▶ **Set task**
Copy out all of the material exactly as presented.
---- Provided material
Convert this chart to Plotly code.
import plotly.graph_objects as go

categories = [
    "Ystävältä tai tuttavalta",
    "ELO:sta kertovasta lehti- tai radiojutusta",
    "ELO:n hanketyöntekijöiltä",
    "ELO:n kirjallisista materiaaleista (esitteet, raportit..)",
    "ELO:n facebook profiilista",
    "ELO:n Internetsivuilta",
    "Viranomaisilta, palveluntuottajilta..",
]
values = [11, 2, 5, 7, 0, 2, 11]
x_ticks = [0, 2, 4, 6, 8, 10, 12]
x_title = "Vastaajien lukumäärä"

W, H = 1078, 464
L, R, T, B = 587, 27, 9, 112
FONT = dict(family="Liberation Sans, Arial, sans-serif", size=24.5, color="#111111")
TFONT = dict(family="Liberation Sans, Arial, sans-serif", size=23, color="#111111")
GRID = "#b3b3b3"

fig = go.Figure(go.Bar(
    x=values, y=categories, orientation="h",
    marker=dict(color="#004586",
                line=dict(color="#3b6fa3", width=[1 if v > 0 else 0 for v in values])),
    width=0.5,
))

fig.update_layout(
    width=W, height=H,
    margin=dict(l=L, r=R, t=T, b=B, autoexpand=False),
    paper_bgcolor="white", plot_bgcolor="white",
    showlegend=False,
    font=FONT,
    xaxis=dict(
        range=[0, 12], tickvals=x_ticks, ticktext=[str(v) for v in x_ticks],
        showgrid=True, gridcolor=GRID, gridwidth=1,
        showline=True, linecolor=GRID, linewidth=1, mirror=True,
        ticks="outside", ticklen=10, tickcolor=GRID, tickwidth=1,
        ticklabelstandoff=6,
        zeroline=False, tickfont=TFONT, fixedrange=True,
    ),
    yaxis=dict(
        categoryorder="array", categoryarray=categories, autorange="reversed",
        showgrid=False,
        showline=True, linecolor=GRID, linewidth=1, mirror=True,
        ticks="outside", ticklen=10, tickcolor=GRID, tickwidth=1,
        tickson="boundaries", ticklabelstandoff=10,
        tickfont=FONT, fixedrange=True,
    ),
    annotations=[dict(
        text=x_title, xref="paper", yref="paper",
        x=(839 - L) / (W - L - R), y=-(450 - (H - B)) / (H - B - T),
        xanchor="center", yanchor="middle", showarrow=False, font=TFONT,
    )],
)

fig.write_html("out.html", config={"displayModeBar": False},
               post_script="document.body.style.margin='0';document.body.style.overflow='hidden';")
--------
▶ **Exercise result**
Convert this chart to Plotly code.
import plotly.graph_objects as go

categories = [
    "Ystävältä tai tuttavalta",
    "ELO:sta kertovasta lehti- tai radiojutusta",
    "ELO:n hanketyöntekijöiltä",
    "ELO:n kirjallisista materiaaleista (esitteet, raportit..)",
    "ELO:n facebook profiilista",
    "ELO:n Internetsivuilta",
    "Viranomaisilta, palveluntuottajilta..",
]
values = [11, 2, 5, 7, 0, 2, 11]
x_ticks = [0, 2, 4, 6, 8, 10, 12]
x_title = "Vastaajien lukumäärä"

W, H = 1078, 464
L, R, T, B = 587, 27, 9, 112
FONT = dict(family="Liberation Sans, Arial, sans-serif", size=24.5, color="#111111")
TFONT = dict(family="Liberation Sans, Arial, sans-serif", size=23, color="#111111")
GRID = "#b3b3b3"

fig = go.Figure(go.Bar(
    x=values, y=categories, orientation="h",
    marker=dict(color="#004586",
                line=dict(color="#3b6fa3", width=[1 if v > 0 else 0 for v in values])),
    width=0.5,
))

fig.update_layout(
    width=W, height=H,
    margin=dict(l=L, r=R, t=T, b=B, autoexpand=False),
    paper_bgcolor="white", plot_bgcolor="white",
    showlegend=False,
    font=FONT,
    xaxis=dict(
        range=[0, 12], tickvals=x_ticks, ticktext=[str(v) for v in x_ticks],
        showgrid=True, gridcolor=GRID, gridwidth=1,
        showline=True, linecolor=GRID, linewidth=1, mirror=True,
        ticks="outside", ticklen=10, tickcolor=GRID, tickwidth=1,
        ticklabelstandoff=6,
        zeroline=False, tickfont=TFONT, fixedrange=True,
    ),
    yaxis=dict(
        categoryorder="array", categoryarray=categories, autorange="reversed",
        showgrid=False,
        showline=True, linecolor=GRID, linewidth=1, mirror=True,
        ticks="outside", ticklen=10, tickcolor=GRID, tickwidth=1,
        tickson="boundaries", ticklabelstandoff=10,
        tickfont=FONT, fixedrange=True,
    ),
    annotations=[dict(
        text=x_title, xref="paper", yref="paper",
        x=(839 - L) / (W - L - R), y=-(450 - (H - B)) / (H - B - T),
        xanchor="center", yanchor="middle", showarrow=False, font=TFONT,
    )],
)

fig.write_html("out.html", config={"displayModeBar": False},
               post_script="document.body.style.margin='0';document.body.style.overflow='hidden';")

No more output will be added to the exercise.